What happens when you run out of processing power on your laptop? You could scale up - get more efficient hardware, or scale out - add more machines. Whichever you choose, there are great tools for accomplishing scale within the Jupyter ecosystem. This talk presents Dask and RAPIDS for parallel and GPU computing, and how to launch and manage clusters all within JupyterLab.
What happens when you run out of processing power on your laptop? You could scale up - get more efficient hardware, or scale out - add more machines. Whichever you choose, there are great tools for accomplishing scale with the Python and Jupyter ecosystem. Dask is a parallel computing framework that scales from your laptop to a cluster of thousands of machines. RAPIDS is a GPU-computing framework that pushes traditional CPU workloads to the GPU. Dask and RAPIDS together allow you to scale both up and out! This talk will help you navigate this exciting new world, and show how easy it is to get your workloads running faster in Jupyter.
Outline
The state of single-node CPU workloads: why do we need clusters and GPU computing?
Intro to Dask (Python-native cluster computing)

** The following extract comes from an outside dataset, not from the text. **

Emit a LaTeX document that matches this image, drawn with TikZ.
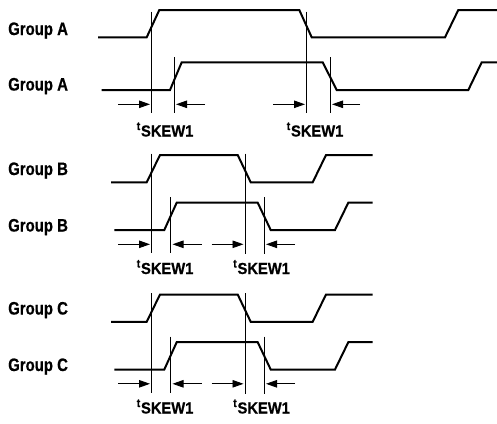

Intro to RAPIDS (Python-native GPU computing)
Code examples:
Launch Dask cluster and monitor in JupyterLab with dask-labextension
Large-scale data processing across the cluster
Fast ML model training with RAPIDS
Prerequisites: a working knowledge of data science with Python (pandas, numpy, scikit-learn, etc.). No cluster computing experience necessary - this is what you will learn from the talk!